DAMASKUS (Arrahmah.com) – Pengungsi Suriah yang melakukan perjalanan pulang ke rumah melarikan diri ke Libanon setelah mendapati rumah mereka dihancurkan atau ditempati oleh orang lain, menurut LSM Libanon Sawa for Development and Aid.
Para peneliti, yang melakukan wawancara dengan sekitar 40 keluarga Suriah yang tinggal di berbagai bagian negara itu, menemukan bahwa sementara warga sipil memilih untuk pergi ke Suriah karena kondisi kehidupan yang keras di Libanon, beberapa telah kembali ke kamp setelah menemukan rumah mereka telah hancur.
Satu keluarga dari Raqqa, sebelah timur Aleppo, mengatakan kepada para peneliti bahwa mereka telah menjual barang-barang mereka di Lbanon dan kembali ke Suriah bersama enam anak mereka pada Januari 2018, setelah tidak mampu membayar biaya pengobatan. Namun, setibanya mereka di Suriah, rumah mereka sebagian runtuh dan dijarah. Beberapan milisi bersenjata menduduki rumah-rumah lain di daerah itu. Karena khawatir akan keselamatan, mereka kembali ke Libanon.
“Kami kehilangan segalanya saat kembali ke Raqqa,” kata laporan itu mengutip ucapan ayah keluarga itu.
“Biayanya $ 400 untuk transportasi ke dan dari Raqqa di Suriah, $ 233 untuk menyewa rumah di luar Raqqa, ratusan dolar untuk makanan dan air yang harga melambungkan, dan $ 900 untuk penyelundup. Kami menjual segalanya sebelum kembali ke Suriah, jadi ketika kami kembali ke Libanon, kami tidak punya apa-apa,” sang ayah tersebut menambahkan.
Wanita lain mengatakan kepada LSM bahwa dia telah kembali ke rumahnya di kota Homs di Suriah tengah dan mendapati rumah itu dihuni oleh penghuni liar yang menolak untuk mengizinkannya masuk. Dia juga mendapati bahwa dia harus membayar sekitar $ 2.500 tagihan listrik yang diakumulasikan selama enam tahun, meskipun dia tidak menggunakan rumah itu.
Meskipun janda itu memiliki dokumen yang membuktikan kepemilikannya atas properti itu, dia enggan mencari bantuan dari pihak berwenang Suriah: “Pihak berwenang adalah bagian dari masalah, jadi bagaimana saya bisa mendatangi mereka untuk meminta keadilan?”
Pengungsi juga mencatat kisah tentang seorang wanita lanjut usia yang ditahan di perbatasan Libanon oleh para pejabat Suriah selama sekitar 45 hari, diduga karena keterlibatan putranya dengan Tentara Pembebasan Suriah (FSA).
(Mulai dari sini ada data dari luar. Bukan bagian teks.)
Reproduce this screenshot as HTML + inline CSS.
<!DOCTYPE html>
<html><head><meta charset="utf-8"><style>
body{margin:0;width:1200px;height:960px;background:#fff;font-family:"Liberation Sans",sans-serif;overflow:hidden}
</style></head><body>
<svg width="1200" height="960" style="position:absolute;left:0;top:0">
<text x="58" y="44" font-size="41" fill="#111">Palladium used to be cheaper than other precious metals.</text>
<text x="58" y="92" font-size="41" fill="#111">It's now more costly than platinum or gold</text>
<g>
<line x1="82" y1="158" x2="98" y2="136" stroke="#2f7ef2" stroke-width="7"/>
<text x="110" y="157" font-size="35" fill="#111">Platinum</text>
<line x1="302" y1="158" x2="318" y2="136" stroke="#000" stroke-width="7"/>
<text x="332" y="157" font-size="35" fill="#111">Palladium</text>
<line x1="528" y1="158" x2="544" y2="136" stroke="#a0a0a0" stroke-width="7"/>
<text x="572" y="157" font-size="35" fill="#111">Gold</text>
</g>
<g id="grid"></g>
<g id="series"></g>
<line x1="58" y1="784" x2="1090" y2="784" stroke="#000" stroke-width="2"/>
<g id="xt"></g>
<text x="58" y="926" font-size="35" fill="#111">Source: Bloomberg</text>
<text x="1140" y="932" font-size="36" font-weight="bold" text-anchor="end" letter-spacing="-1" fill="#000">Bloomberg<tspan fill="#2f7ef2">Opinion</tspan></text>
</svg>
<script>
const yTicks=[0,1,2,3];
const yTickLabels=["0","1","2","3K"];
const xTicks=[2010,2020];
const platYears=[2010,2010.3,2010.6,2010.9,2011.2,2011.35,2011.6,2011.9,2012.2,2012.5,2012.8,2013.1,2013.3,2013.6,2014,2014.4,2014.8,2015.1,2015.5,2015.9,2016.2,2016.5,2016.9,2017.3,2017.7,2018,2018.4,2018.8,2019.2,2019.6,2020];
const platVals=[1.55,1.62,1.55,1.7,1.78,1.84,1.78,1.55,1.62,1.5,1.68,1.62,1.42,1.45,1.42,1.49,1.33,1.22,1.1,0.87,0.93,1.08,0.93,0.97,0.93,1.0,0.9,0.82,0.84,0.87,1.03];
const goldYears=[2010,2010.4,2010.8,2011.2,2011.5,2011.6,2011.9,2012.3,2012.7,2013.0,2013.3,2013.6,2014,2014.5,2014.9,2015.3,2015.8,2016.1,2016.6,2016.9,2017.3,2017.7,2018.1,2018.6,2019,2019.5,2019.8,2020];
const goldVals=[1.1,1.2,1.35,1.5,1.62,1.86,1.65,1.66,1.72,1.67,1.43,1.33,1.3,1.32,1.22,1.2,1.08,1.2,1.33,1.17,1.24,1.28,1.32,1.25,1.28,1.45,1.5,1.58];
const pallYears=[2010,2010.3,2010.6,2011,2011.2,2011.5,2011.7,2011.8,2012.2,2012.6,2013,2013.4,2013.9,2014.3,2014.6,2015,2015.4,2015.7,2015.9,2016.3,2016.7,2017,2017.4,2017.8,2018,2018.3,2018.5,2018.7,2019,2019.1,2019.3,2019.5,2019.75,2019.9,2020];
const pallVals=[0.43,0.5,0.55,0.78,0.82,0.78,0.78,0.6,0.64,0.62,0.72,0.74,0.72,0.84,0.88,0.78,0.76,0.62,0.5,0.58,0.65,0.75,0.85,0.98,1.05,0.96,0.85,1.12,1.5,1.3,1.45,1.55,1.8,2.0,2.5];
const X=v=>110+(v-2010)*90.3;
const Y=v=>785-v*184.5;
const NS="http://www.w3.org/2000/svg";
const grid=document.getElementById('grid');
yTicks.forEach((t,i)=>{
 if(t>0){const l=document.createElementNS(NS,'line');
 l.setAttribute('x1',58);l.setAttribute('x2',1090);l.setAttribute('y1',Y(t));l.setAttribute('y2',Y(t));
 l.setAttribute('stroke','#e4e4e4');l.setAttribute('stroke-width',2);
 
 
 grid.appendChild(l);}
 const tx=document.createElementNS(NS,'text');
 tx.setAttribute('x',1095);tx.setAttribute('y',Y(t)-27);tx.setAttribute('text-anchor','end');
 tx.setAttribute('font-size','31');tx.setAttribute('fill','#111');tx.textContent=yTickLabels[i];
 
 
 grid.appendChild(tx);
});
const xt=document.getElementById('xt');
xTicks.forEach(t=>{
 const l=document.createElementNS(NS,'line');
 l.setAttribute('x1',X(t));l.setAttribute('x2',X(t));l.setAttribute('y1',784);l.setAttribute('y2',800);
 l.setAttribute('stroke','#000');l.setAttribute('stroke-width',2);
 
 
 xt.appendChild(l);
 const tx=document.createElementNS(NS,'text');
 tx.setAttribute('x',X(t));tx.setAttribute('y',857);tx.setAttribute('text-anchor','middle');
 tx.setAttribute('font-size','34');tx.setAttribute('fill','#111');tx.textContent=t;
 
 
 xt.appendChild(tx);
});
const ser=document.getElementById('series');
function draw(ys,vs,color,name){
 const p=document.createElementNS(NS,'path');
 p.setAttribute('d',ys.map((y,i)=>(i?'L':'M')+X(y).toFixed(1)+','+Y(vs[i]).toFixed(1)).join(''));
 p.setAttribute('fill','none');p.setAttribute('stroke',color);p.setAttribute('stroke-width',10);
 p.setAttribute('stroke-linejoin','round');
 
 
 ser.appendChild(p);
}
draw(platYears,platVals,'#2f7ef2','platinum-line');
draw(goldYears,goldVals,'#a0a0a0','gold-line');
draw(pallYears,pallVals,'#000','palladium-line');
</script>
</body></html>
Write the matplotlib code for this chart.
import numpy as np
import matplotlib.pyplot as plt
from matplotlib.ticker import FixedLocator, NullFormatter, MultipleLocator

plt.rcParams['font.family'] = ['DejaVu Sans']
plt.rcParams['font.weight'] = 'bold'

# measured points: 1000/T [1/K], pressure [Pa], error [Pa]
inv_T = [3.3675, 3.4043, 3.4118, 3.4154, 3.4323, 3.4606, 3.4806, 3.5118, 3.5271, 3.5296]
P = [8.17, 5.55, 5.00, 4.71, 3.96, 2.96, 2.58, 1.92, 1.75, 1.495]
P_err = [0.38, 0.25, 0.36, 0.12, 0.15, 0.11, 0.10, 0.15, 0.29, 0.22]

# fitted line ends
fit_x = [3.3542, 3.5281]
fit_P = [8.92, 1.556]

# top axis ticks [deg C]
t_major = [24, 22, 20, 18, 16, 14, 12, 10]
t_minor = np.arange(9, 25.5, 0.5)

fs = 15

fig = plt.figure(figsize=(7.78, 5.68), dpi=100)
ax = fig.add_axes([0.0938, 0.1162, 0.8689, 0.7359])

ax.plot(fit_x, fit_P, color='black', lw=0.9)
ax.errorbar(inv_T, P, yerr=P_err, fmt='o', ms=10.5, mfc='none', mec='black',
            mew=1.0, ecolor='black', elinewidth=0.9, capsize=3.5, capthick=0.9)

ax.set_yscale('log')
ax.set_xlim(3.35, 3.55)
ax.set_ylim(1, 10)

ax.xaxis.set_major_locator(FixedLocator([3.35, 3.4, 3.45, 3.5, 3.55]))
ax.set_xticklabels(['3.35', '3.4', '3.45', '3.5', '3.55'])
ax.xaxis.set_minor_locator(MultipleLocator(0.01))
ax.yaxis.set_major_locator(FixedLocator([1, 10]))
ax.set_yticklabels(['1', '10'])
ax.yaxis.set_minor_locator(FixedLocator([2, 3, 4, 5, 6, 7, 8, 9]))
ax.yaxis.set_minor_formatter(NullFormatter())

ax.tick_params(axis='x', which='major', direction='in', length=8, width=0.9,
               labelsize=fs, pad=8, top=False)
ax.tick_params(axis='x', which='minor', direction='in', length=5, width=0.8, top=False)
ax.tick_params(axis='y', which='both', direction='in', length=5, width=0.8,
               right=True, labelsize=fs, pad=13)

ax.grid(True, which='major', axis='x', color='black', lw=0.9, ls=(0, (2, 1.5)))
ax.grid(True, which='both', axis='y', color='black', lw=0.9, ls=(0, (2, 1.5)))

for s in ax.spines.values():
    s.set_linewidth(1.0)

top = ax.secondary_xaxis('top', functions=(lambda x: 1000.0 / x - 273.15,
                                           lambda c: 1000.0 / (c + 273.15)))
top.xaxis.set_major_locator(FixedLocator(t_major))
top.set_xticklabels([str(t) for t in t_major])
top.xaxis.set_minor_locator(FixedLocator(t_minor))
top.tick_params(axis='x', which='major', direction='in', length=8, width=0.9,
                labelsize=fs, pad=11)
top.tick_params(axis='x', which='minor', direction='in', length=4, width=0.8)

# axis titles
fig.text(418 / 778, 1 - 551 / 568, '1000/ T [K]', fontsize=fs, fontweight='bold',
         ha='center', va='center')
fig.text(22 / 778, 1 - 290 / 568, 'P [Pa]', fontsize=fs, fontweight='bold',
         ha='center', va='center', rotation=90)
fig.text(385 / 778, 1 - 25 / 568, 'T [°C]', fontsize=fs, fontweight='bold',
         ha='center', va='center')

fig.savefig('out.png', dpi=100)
Dia dilaporkan juga kembali ke Libanon tidak lama setelah itu.
Elena Hodges, seorang pejabat kebijakan, penelitian dan advokasi dengan Sawa, mengatakan, “Ada lebih banyak kisah-kisah seperti ini. Mereka tidak terdapat dalam laporan ini.”
Pada Rabu, peneliti Amnesti Internasional Diana Semaan mengatakan para pengungsi di Libanon mengalami kesulitan mendapatkan informasi yang akurat tentang kondisi di Suriah.
“Pengungsi mungkin memiliki kerabat di dalam, tetapi kerabat sangat takut untuk berbicara tentang situasi di sana, karena khawatir mereka memberikan informasi palsu,” kata Semaan. “Ada kesalahan informasi serius yang keluar dari dalam Suriah yang tidak memungkinkan pengungsi untuk membuat keputusan yang tepat,” tambahnya.
Ketika perang Suriah mulai mereda, Damaskus telah meminta para pengungsi untuk kembali ke rumah mereka yang sebagian besar di bawah kendali rezim Suriah. Namun, warga Suriah masih menghadapi banyak kendala untuk kembali, termasuk dokumentasi kepemilikan properti yang diminta oleh rezim Suriah, wajib militer, dan lain-lain.
Awal pekan ini, Menteri Luar Negeri Libanon Gebran Bassil juga mendesak Suriah untuk menawarkan jaminan hak properti dan layanan militer untuk mempercepat kembalinya para pengungsi.